QUARTA DOMENICA DI QUARESIMA

q4 Una vibrazione di gioia percorre la liturgia della  parola odierna, anche se il suo sfondo è caratterizzato dal dramma del peccato. E la gioia risuona nell’antifona d’ingresso:”Rallegrati, Gerusalemme …… Esultate e gioite”. Si trova nel salmo responsoriale:”Benedirò il Signore in ogni tempo, sulla mia bocca sempre la sua lode”. E’ presente nella conclusione della parabola del figliuol prodigo:”bisognava far festa e rallegrarsi, perché questo tuo fratello era morto ed è tornato in vita, era perduto ed è stato ritrovato”. E’ una gioia festosa che nasce dal ritrovamento della persona sempre amata e sempre cercata. E’ la festa della creatura nuova, rinnovata dall’amore del Padre che non si stanca mai di salvare i propri figli, che predilige da sempre.

La parabola del Figliuol prodigo è la manifestazione più tenera della paternità misericordiosa di Dio, che non solo va incontro al figlio pentito che ritorna, ma scuote anche il cuore di quel figlio che, credendosi giusto e fedele, si chiude nel guscio dei suoi capricci, del proprio egoismo, resistendo al bisogno di salvezza.  La misericordia di Dio è il messaggio centrale della parabola, che si sviluppa in due sezioni, ben raccordate dalla figura del Padre.

La prima rappresenta la situazione di chi, illudendosi di fare a meno di Dio, si attacca al guinzaglio dei propri interessi, rincorrendo false felicità, che si trasformano in tossico. E’ la storia del fratello minore che, dopo aver preteso la sua porzione di eredità, si allontana, sperpera tutto, sciupando da dissoluto la propria vita. A questo punto, ormai nel fondo della miseria, si verifica una inversione di rotta:”Mi leverò e andrò da mio padre e gli dirò: Padre, ho peccato…”. E’ la sconfitta del peccato con l’abbandono definitivo del passato; è il grido di vittoria di chi sta per gustare il ritorno al Padre, che sempre lo ha atteso. Sembra quasi vedere nel Padre questa sentinella d’amore, sempre pronta a spiare nel buio del deserto la figura del figlio, per corrergli incontro e abbracciarlo. E’ proprio vero che la misericordia di Dio è più forte della nostra miseria!. E non può essere diversamente, perché Dio ci cerca e ci sente come una madre, a tal punto che Origine arriva a dire:”Nessuno è tanto madre quanto il Padre”. Egli ci ama perdonandoci e ci perdona amandoci. Anzi la sua più grande gioia è quella di essere misericordioso. E la misericordia del Padre non si ferma neppure di fronte al fratello maggiore, il cui comportamento ostenta un misto di perbenismo interessato e di fredda onestà: espressione di una religiosità ipocrita, insensibile e senza amore, fatta di semplici formalità, ma priva di cuore.

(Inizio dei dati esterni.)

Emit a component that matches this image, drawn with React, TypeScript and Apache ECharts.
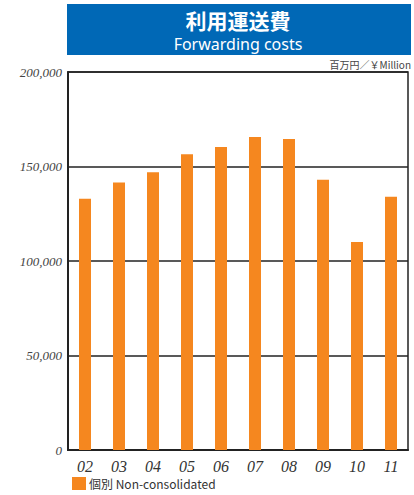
import React, { useEffect, useRef } from "react";
import * as echarts from "echarts";

const categories = ["02", "03", "04", "05", "06", "07", "08", "09", "10", "11"];
const values = [133000, 141500, 147000, 156500, 160300, 165600, 164600, 143000, 110000, 134000];
const yTicks = [0, 50000, 100000, 150000, 200000];
const titleJa = "利用運送費";
const titleEn = "Forwarding costs";
const unitText = "百万円／￥Million";
const seriesName = "個別 Non-consolidated";

export default function App() {
  const ref = useRef<HTMLDivElement>(null);
  useEffect(() => {
    if (!ref.current) return;
    const chart = echarts.init(ref.current, null, { renderer: "svg" });
    chart.setOption({
      animation: false,
      graphic: [
        { type: "rect", shape: { x: 67, y: 4, width: 344, height: 51 }, style: { fill: "#0068b6" } },
        {
          type: "text", x: 238, y: 20,
          style: { text: titleJa, fill: "#fff", font: "bold 21px 'Noto Sans CJK JP'", align: "center", verticalAlign: "middle", lineHeight: 22 },
        },
        {
          type: "text", x: 238, y: 44,
          style: { text: titleEn, fill: "#fff", font: "16px 'Noto Sans'", align: "center", verticalAlign: "middle", lineHeight: 16 },
        },
        {
          type: "text", x: 411, y: 64,
          style: { text: unitText, fill: "#444", font: "10px 'Noto Sans CJK JP'", align: "right", verticalAlign: "middle" },
        },
      ],
      legend: {
        left: 72, top: 477, padding: 0, itemWidth: 14, itemHeight: 13, itemGap: 4,
        textStyle: { fontFamily: "'Noto Sans CJK JP'", fontSize: 12, color: "#333", padding: [0, 0, 0, -2] },
        data: [{ name: seriesName, icon: "rect" }],
      },
      grid: { left: 68, right: 6, top: 72, bottom: 45, show: true, borderColor: "#222", borderWidth: 1.5 },
      xAxis: {
        type: "category", data: categories,
        axisLine: { lineStyle: { color: "#222", width: 2 } },
        axisTick: { inside: true, length: 6, lineStyle: { color: "#222", width: 1.5 } },
        axisLabel: { fontFamily: "'Liberation Serif'", fontStyle: "italic", fontSize: 16, color: "#333", margin: 8 },
      },
      yAxis: {
        type: "value", min: 0, max: 200000, interval: 50000,
        axisLine: { show: true, lineStyle: { color: "#222", width: 2 } },
        axisTick: { show: false },
        splitLine: { lineStyle: { color: "#222", width: 1.5 } },
        axisLabel: {
          fontFamily: "'Liberation Serif'", fontStyle: "italic", fontSize: 13, color: "#444", margin: 6,
          formatter: (v: number) => (yTicks.includes(v) ? v.toLocaleString("en-US") : ""),
        },
      },
      series: [
        {
          name: seriesName, type: "bar", data: values, barWidth: 12,
          itemStyle: { color: "#f5871f" },
        },
      ],
    });
    return () => chart.dispose();
  }, []);
  return <div ref={ref} style={{ width: 414, height: 495, position: "absolute", left: 0, top: 0 }} />;
}
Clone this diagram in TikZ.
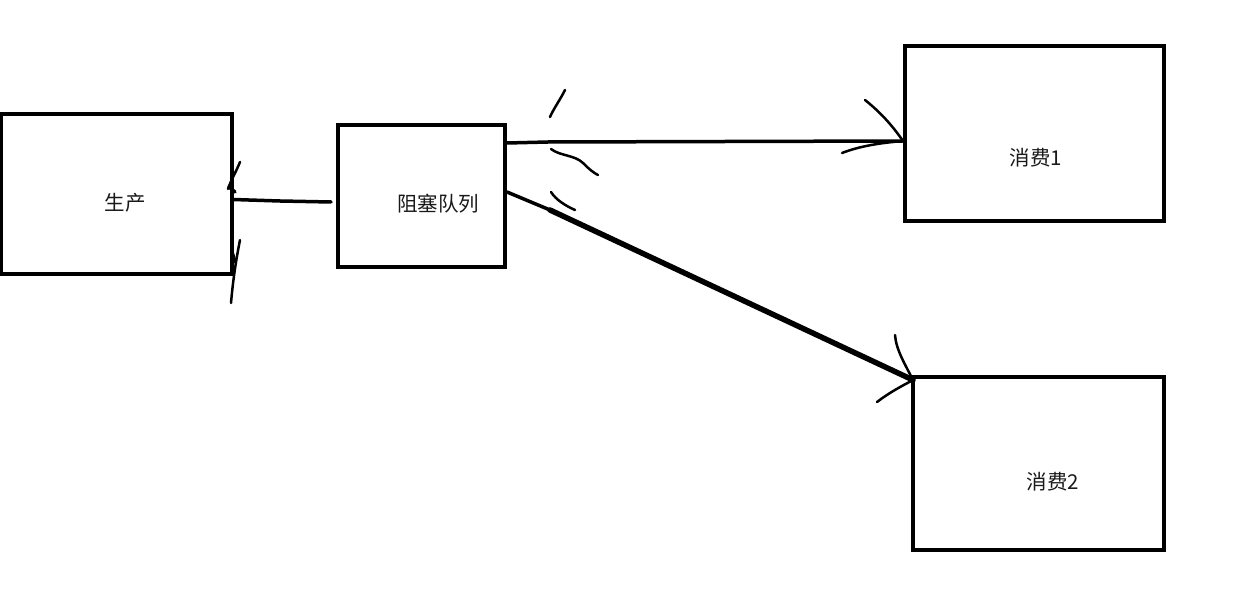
\documentclass[tikz,border=0pt]{standalone}
\usepackage{fontspec}
\newfontfamily\cjk{Noto Sans CJK SC}
\begin{document}
\begin{tikzpicture}[x=1pt,y=-1pt,
  box/.style={draw=black,line width=4pt,inner sep=0pt,outer sep=0pt},
  lbl/.style={font=\cjk\fontsize{20.5}{24}\selectfont,inner sep=0pt,text=black!90},
  conn/.style={line width=3.5pt,line cap=round,line join=round},
  stroke/.style={line width=2.5pt,line cap=round}]
\useasboundingbox (0,0) rectangle (1260,612);
% boxes
\node[box,minimum width=231pt,minimum height=160pt] (p) at (116.5,194) {};
\node[box,minimum width=167pt,minimum height=142pt] (q) at (421.5,196) {};
\node[box,minimum width=259pt,minimum height=175pt] (c1) at (1034.5,133.5) {};
\node[box,minimum width=251pt,minimum height=173pt] (c2) at (1038.5,463.5) {};
% labels
\node[lbl] (pl) at (125,203) {生产};
\node[lbl] (ql) at (438,204) {阻塞队列};
\node[lbl] (c1l) at (1036,158) {消费1};
\node[lbl] (c2l) at (1053,482) {消费2};
% connector points
\coordinate (qo) at (331,202);
\coordinate (pin) at (233,199.5);
\coordinate (q1) at (507,143);
\coordinate (c1in) at (903,141);
\coordinate (q2) at (507,192);
\coordinate (c2in) at (913,380);
% queue -> producer
\draw[conn] (qo) -- (280,201) -- (pin);
\draw[stroke] (240,162) .. controls (236,172) and (231,180) .. (228,189);
\draw[line width=3.5pt,line cap=round] (229,187) -- (235,192);
\draw[stroke] (240,240) .. controls (236,260) and (233,280) .. (231,303);
\draw[line width=3.5pt,line cap=round] (232,252) -- (235,262);
% queue -> consumer 1
\draw[conn] (q1) -- (548,142) -- (c1in);
\draw[stroke] (865,100) .. controls (880,112) and (892,125) .. (c1in);
\draw[stroke] (842,153) .. controls (860,146) and (880,143) .. (c1in);
% queue -> consumer 2
\draw[conn] (q2) -- (550,210);
\draw[line width=5.5pt,line cap=round] (550,210) -- (c2in);
\draw[stroke] (895,335) .. controls (896,350) and (906,366) .. (c2in);
\draw[stroke] (877,402) .. controls (890,392) and (902,386) .. (c2in);
% squiggles near queue
\draw[stroke] (565,90) .. controls (560,100) and (554,108) .. (550,117);
\draw[stroke] (551,149) .. controls (560,156) and (575,155) .. (583,163) .. controls (590,170) and (594,173) .. (598,175);
\draw[stroke] (551,192) .. controls (556,200) and (566,206) .. (575,210);
\end{tikzpicture}
\end{document}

Un comportamento questo non estraneo alle nostre comunità, nelle quali i fratelli maggiori abbondano e sembrano i depositari di ogni verità. Facilmente giudicano e condannano; gridano più la giustizia di Dio verso gli altri che la sua bontà e misericordia verso tutti. Si configurano come categoria di super-credenti che, come il fratello maggiore, sono sempre pronti a rinfacciare ogni sorta di bontà a chi è diverso da loro. Purtroppo per costoro la religione è più una medaglia da mostrare che amore da vivere; più un insieme di norme da osservare che una persona da rispettare; è più un contesto di riti che di verità da proclamare. Ebbene, nonostante tali atteggiamenti, il Padre è paziente e continua la sua iniziativa di redenzione. Come per il figlio minore, così anche per il maggiore non aspetta il suo rientro; anzi esce di casa, pregandolo, quasi in ginocchio di entrare. Con tenerezza gli offre tutto se stesso:”tutto ciò che è mio, è tuo”; gli svela il segreto della sua gioia, lo esorta a vivere nella sua intimità.

Non sappiamo come la storia del fratello maggiore finisce. Ma una costa è certa: Dio esce di casa sempre, per ciascuno di noi: per chi lo cerca e per chi resta indifferente; per chi è smarrito nel peccato e nella disperazione, e per chi è chiuso nel guscio di una religione interessata. In ogni deserto brilla sempre una luce: è quella del Padre, pronto a trasformare la morte nella vita, lo smarrimento nel ritrovamento di sé, il peccato nella grazia, la disperazione nella speranza. E’ la luce dell’amore che ci precede sempre e ci converte, ricreandoci nell’originaria dignità di figli in una comunione di infinita tenerezza paterna.